Não posso negar: a presença deles me deixou envergonhado. Era como se eu já não pudesse mais esconder minha pobreza — agora, ela estava escancarada. Eles não precisavam imaginar; estavam testemunhando. Vendo com os próprios olhos. Quis sumir, desaparecer do olhar daqueles dois adolescentes. Achei que ele fosse estranhar o lugar em que me encontrava: “Você, cobrador de ônibus? Foi esse o lugar que você conquistou na vida? Será cobrador para sempre?”

Fiquei mudo, com o olhar e a alma acabrunhados. Mas não — ao contrário. Aquele jovem era tão generoso que me acolheu com um largo sorriso, demonstrando a alegria de reencontrar um amigo. Naquele momento, a amizade e a generosidade venceram o preconceito.

Eu era, de fato, para ele, um amigo — e minha profissão pouco lhe importava. Seus lábios sorriam, e seus olhos dançavam em festa ao me ver. Aquela recepção calorosa me despertou, arrancando de mim um sorriso envergonhado, mas genuíno, pela alegria de revê-lo.

Não houve diálogo entre nós. Sem perguntas, sem respostas. Até nisso, aquele garoto foi generoso. Apesar da pouca idade, sabia que, naquele momento, eu me sentia constrangido por ser visto em uma situação socialmente inferior a dele. O seu silêncio foi acolhedor.
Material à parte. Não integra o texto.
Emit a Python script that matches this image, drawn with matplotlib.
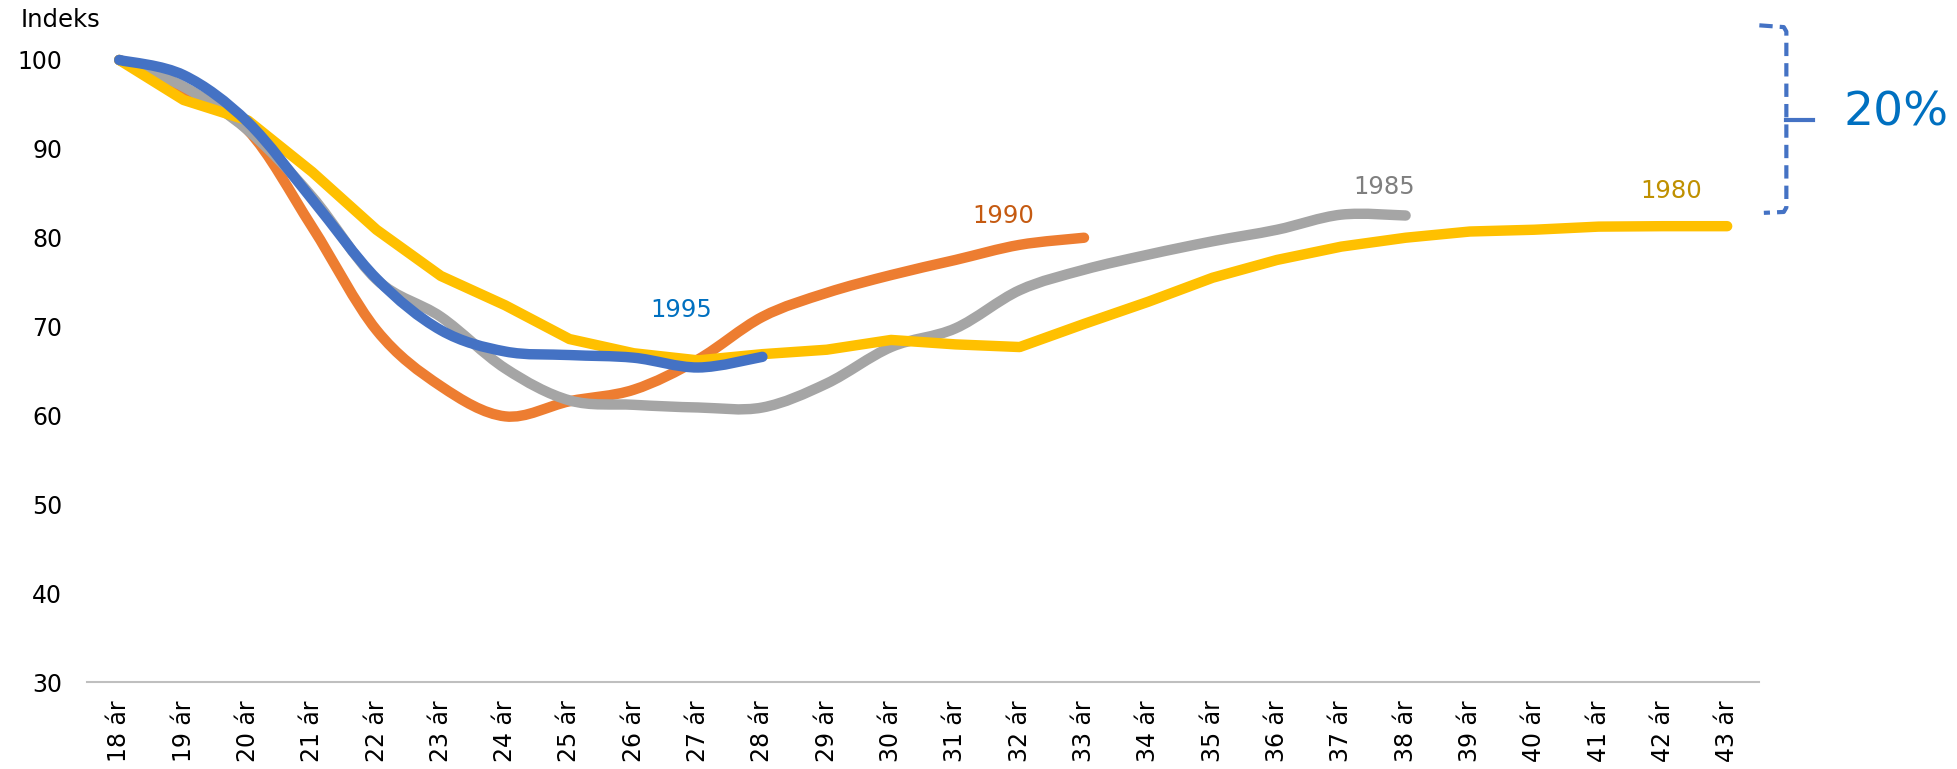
import numpy as np
import matplotlib.pyplot as plt
from matplotlib.path import Path
from matplotlib.patches import PathPatch

plt.rcParams['font.family'] = ['DejaVu Sans']

ages = [f"{a} ár" for a in range(18, 44)]

y1980 = [100, 95.5, 93.2, 87.4, 80.9, 75.7, 72.4, 68.6, 67.0, 66.2, 66.9, 67.4, 68.5,
         68.0, 67.7, 70.3, 72.8, 75.5, 77.5, 79.0, 80.0, 80.7, 80.9, 81.25, 81.3, 81.3]
y1985 = [100, 97.0, 92.1, 84.6, 75.3, 71.1, 65.3, 61.7, 61.2, 60.9, 60.9, 63.6, 67.7,
         69.8, 74.1, 76.4, 78.1, 79.6, 80.9, 82.6, 82.5]
y1990 = [100, 96.5, 92.1, 81.2, 69.6, 63.3, 59.9, 61.6, 62.9, 66.3, 71.1, 73.8, 75.8,
         77.5, 79.2, 80.0]
y1995 = [100, 98.3, 93.0, 84.3, 75.4, 69.6, 67.2, 66.8, 66.5, 65.4, 66.6]

# name, values, line colour, label colour, label position, smoothed
series = [
    ("1990", y1990, "#ED7D31", "#C55A11", (13.74, 82.5), True),
    ("1985", y1985, "#A5A5A5", "#7F7F7F", (19.66, 85.7), True),
    ("1980", y1980, "#FFC000", "#BF9000", (24.13, 85.3), False),
    ("1995", y1995, "#4472C4", "#0070C0", (8.74, 71.9), True),
]


def line_path(ys, smooth):
    pts = np.column_stack([np.arange(len(ys)), ys]).astype(float)
    if not smooth:
        return Path(pts)
    # cubic bezier through the points (like Excel's smoothed line)
    verts = [pts[0]]
    codes = [Path.MOVETO]
    n = len(pts)
    for i in range(n - 1):
        p0 = pts[max(i - 1, 0)]
        p1 = pts[i]
        p2 = pts[i + 1]
        p3 = pts[min(i + 2, n - 1)]
        verts += [p1 + (p2 - p0) / 6, p2 - (p3 - p1) / 6, p2]
        codes += [Path.CURVE4] * 3
    return Path(verts, codes)


fig = plt.figure(figsize=(19.57, 7.69), dpi=100)
ax = fig.add_axes([0.0445, 0.113, 0.8545, 0.809])

for name, ys, col, tcol, (tx, ty), smooth in series:
    patch = PathPatch(line_path(ys, smooth), facecolor="none", edgecolor=col, lw=7.5,
                      capstyle="round", joinstyle="round", clip_on=False)
    ax.add_patch(patch)
    ax.text(tx, ty, name, color=tcol, fontsize=17.5, ha="center", va="center")

ax.set_xlim(-0.5, 25.5)
ax.set_ylim(30, 100)
ax.set_xticks(range(len(ages)))
ax.set_xticklabels(ages, rotation=90, fontsize=17)
ax.set_yticks(range(30, 101, 10))
ax.tick_params(axis="y", length=0, pad=18, labelsize=17)
ax.tick_params(axis="x", length=0, pad=13)
for s in ["top", "right", "left"]:
    ax.spines[s].set_visible(False)
ax.spines["bottom"].set_color("#BFBFBF")
ax.spines["bottom"].set_linewidth(1.5)

fig.text(0.0105, 0.974, "Indeks", fontsize=17.5, va="center", ha="left")

# dashed bracket marking the 20% gap
bc = "#4472C4"
bx = 25.92
ax.plot([25.5, bx - 0.04, bx, bx, bx - 0.04, 25.57], [103.9, 103.7, 103.2, 83.4, 82.9, 82.8],
        color=bc, lw=3, ls=(0, (3.2, 1.7)), clip_on=False, solid_joinstyle="round")
ax.plot([bx, 26.34], [93.25, 93.25], color=bc, lw=3, clip_on=False)
fig.text(0.969, 0.853, "20%", color="#0070C0", fontsize=34, ha="center", va="center")

fig.savefig("out.png", dpi=100)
Não que eu sentisse vergonha de ser cobrador — ao contrário. Aquele trabalho foi muito importante na minha vida: primeiro, porque ajudava a sustentar a família; depois, porque, ao ser demitido, a indenização permitiu quitar várias prestações atrasadas da casa onde morávamos, comprada por minha mãe em infinitas prestações.

Saber que Salomão não me julgava, que não recriminava a profissão que eu exercia, me deu certa energia. Fez-me resgatar um pouco da dignidade que ainda me restava. Recompus-me e assumi a autoridade de um cobrador de ônibus.

A moça que os acompanhava — provavelmente a babá —, sem entender o que estava acontecendo, se surpreendeu quando, transgredindo as normas da empresa, deixei de cobrar as passagens dos dois adolescentes e os autorizei a passar por baixo do torniquete, sem registro. Nunca vi dois adolescentes tão alegres. Era uma verdadeira festa. Estavam, de fato, tendo sua primeira experiência de “pobres”: pegar ônibus — o que nunca faziam —, passar por baixo do torniquete, cometer uma transgressão que os pobres amam. Aquilo era novidade. Teriam o que contar aos amigos ricos: viveram, por um dia, como pobres.

Três ou quatro pontos depois, eles desembarcaram. Por um breve momento, vi Salomão pela última vez. Já fora do ônibus, despediu-se de mim com um sincero sorriso de criança, acompanhado pelo aceno da mão direita, dizendo-me adeus.

Não mais encontrei aquele jovem generoso. Décadas já se foram, mas jamais me esqueci da bondade daquele garoto que, à época, ainda era apenas uma criança. Pergunto-me: onde estará ele hoje? Terá formado uma família? Quantos filhos terá? A vida foi generosa com ele? Espero que sim - ele merecia.

 Sei que tudo não passa de um devaneio, mas inúmeras vezes imaginei encontrá-lo por acaso, reconhecê-lo e, enfim, ter a chance de agradecer-lhe por sua magnanimidade. Seu belo gesto tornou-se uma inspiração em minhas caminhadas. Ao longo da vida, busquei tratar os outros da mesma forma como, um dia, o Nobre Salomão me tratou.